Many of the above factors have been resolved over time. Within the last two years:

  • key participants in development projects have become far more comfortable with the formulation and use of third party rights schedules;
  • third party rights schedules were included as an option under the revised suite of JCT standard form contracts that were first published in the latter half of 2005;
  • enforceability is not an issue provided the rights are properly drafted and, of course, the principal contract (containing the third party rights) is executed by the parties;
  • many banks have now become comfortable with step-in rights in third party rights schedules;
  • where third party rights are required from sub-contractors the obligation to procure them can be imposed on the principal contractor and then contained in the subcontract.

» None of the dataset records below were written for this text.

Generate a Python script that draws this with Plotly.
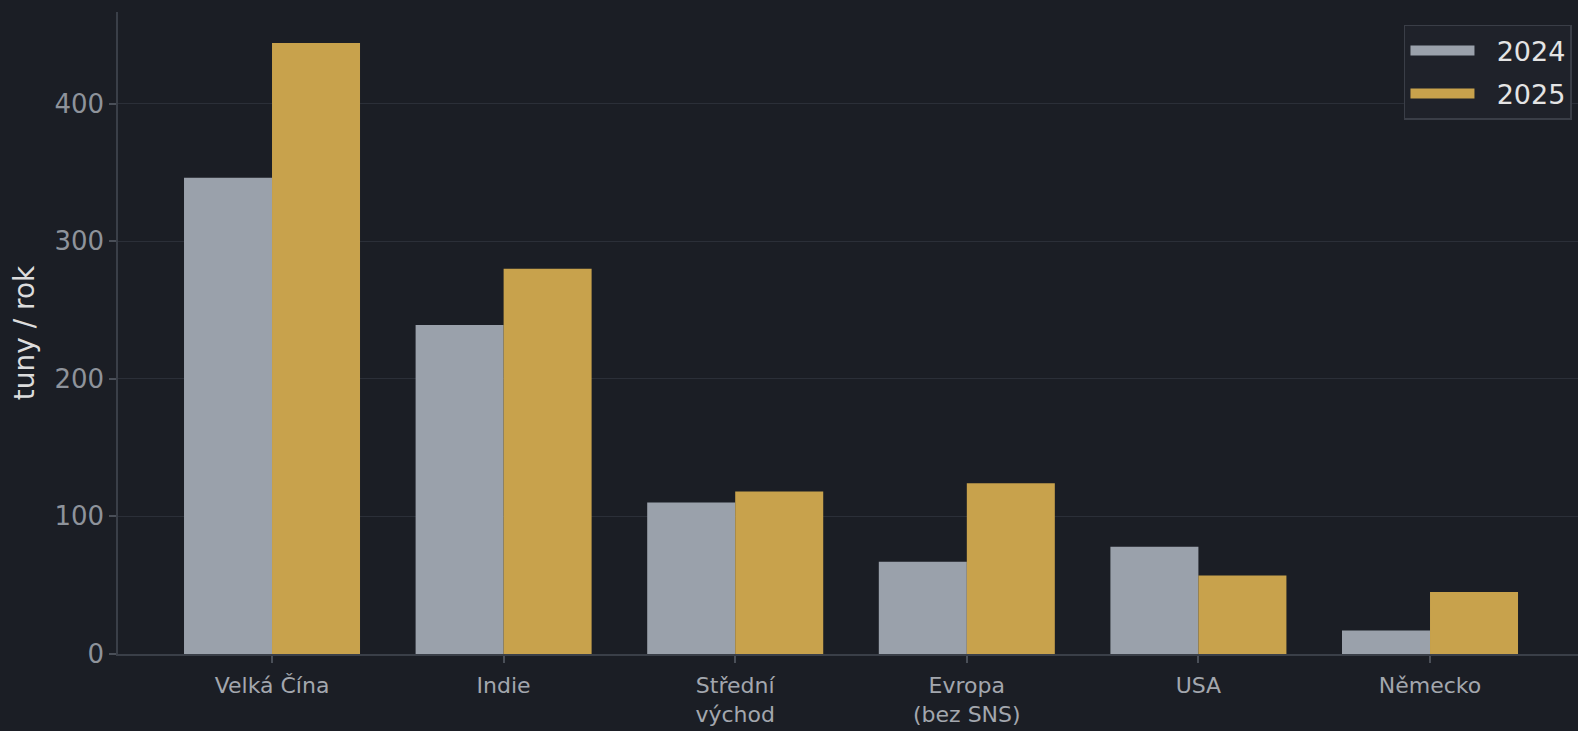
import plotly.graph_objects as go

categories = ["Velká Čína", "Indie", "Střední<br>východ", "Evropa<br>(bez SNS)", "USA", "Německo"]
values_2024 = [346, 239, 110, 67, 78, 17]
values_2025 = [444, 280, 118, 124, 57, 45]
series_names = ["2024", "2025"]
y_ticks = [0, 100, 200, 300, 400]

BG = "#1b1e25"
GRAY = "#9aa1ab"
GOLD = "#c8a24c"
FONT = "DejaVu Sans"

xs = list(range(len(categories)))
fig = go.Figure()
fig.add_trace(go.Bar(x=xs, y=values_2024, name=series_names[0], showlegend=False,
                     marker=dict(color=GRAY, line=dict(width=0)), width=0.38, offset=-0.38))
fig.add_trace(go.Bar(x=xs, y=values_2025, name=series_names[1], showlegend=False,
                     marker=dict(color=GOLD, line=dict(width=0)), width=0.38, offset=0))
# legend keys (wide rectangles like the original)
for nm, col in zip(series_names, [GRAY, GOLD]):
    fig.add_trace(go.Scatter(x=[None], y=[None], mode="lines", name="\u00a0\u00a0" + nm, legendgroup=nm,
                             line=dict(color=col, width=20), hoverinfo="skip"))

fig.update_layout(
    width=1578, height=731,
    paper_bgcolor=BG, plot_bgcolor=BG,
    margin=dict(l=118, r=0, t=12, b=77),
    font=dict(family=FONT, color="#8e939b"),
    barmode="overlay",
    showlegend=True,
    legend=dict(
        x=0.8808, y=0.98, xanchor="left", yanchor="top",
        bgcolor="#1f222a", bordercolor="#3a3e47", borderwidth=1.5,
        font=dict(size=27, color="#e4e4e4", family=FONT),
        itemwidth=64, tracegroupgap=5,
    ),
    xaxis=dict(
        range=[-0.665, 5.639],
        tickmode="array", tickvals=xs, ticktext=categories,
        tickfont=dict(size=22, color="#a3a7ae", family=FONT),
        ticks="outside", ticklen=7, tickcolor="#4a4f58", tickwidth=1.5,
        ticklabelstandoff=4,
        showgrid=False, zeroline=False,
        showline=True, linecolor="#3a3f48", linewidth=1.5,
    ),
    yaxis=dict(
        range=[0, 466.5],
        tickmode="array", tickvals=y_ticks,
        tickfont=dict(size=26, color="#8e939b", family=FONT),
        ticks="outside", ticklen=7, tickcolor="#4a4f58", tickwidth=1.5,
        showgrid=True, gridcolor="#2b2f38", gridwidth=1,
        zeroline=False,
        showline=True, linecolor="#3a3f48", linewidth=1.5,
        title=dict(text="tuny / rok", font=dict(size=28, color="#dcdcdc", family=FONT), standoff=12),
    ),
)

fig.write_html(
    "out.html",
    config={"displayModeBar": False},
    post_script=("document.documentElement.style.margin='0';document.body.style.margin='0';"
                 "document.documentElement.style.overflow='hidden';document.body.style.overflow='hidden';"
                 "document.body.style.background='#1b1e25';"),
)
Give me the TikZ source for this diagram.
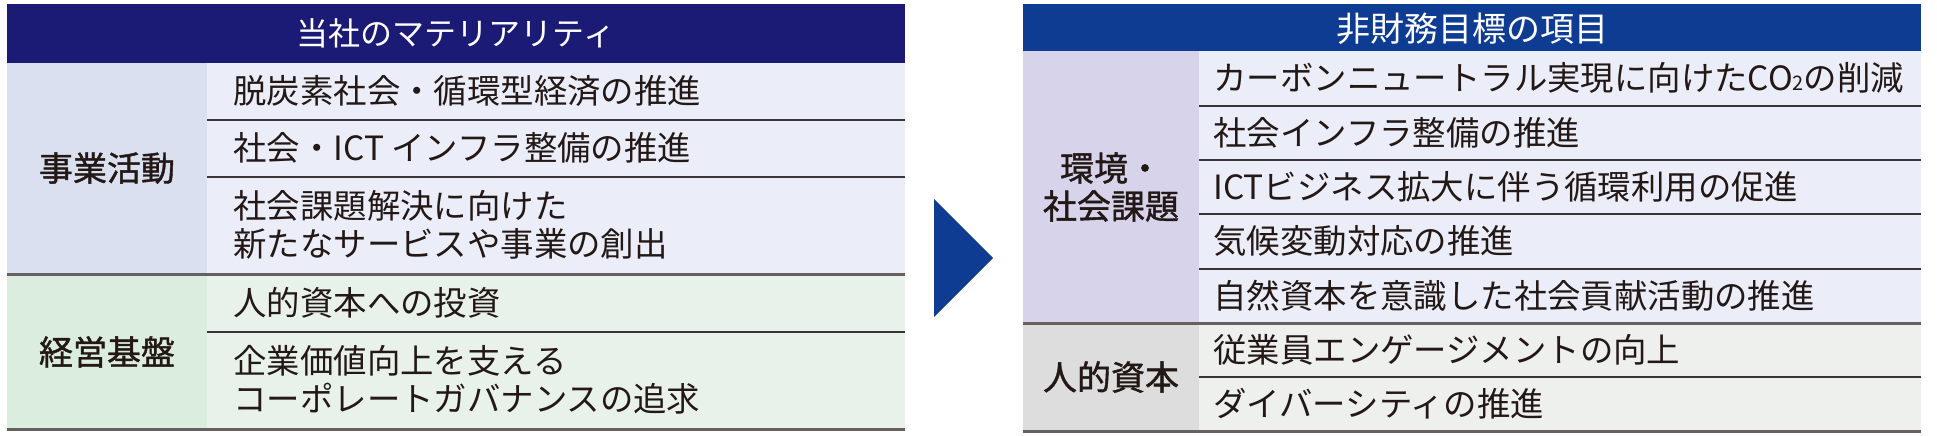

Some advantages of using third party rights under the Act

  • It reduces the number of documents to be prepared and executed and therefore time and cost;
  • Only one contract document is needed to contain all the relevant rights instead of the principal contract and the relevant collateral warranty which can easily become separated over the years and difficult to find;
  • Once the relevant contract is executed the third party rights are effective (subject to any specific terms in the third party rights schedule, e.g., written notices).

We believe that the Act will be used more frequently in the future and we would certainly encourage our clients to make use of the provisions of the Act. It will be some time before we can say that collateral warranties are a thing of the past but we expect that their use will and should diminish.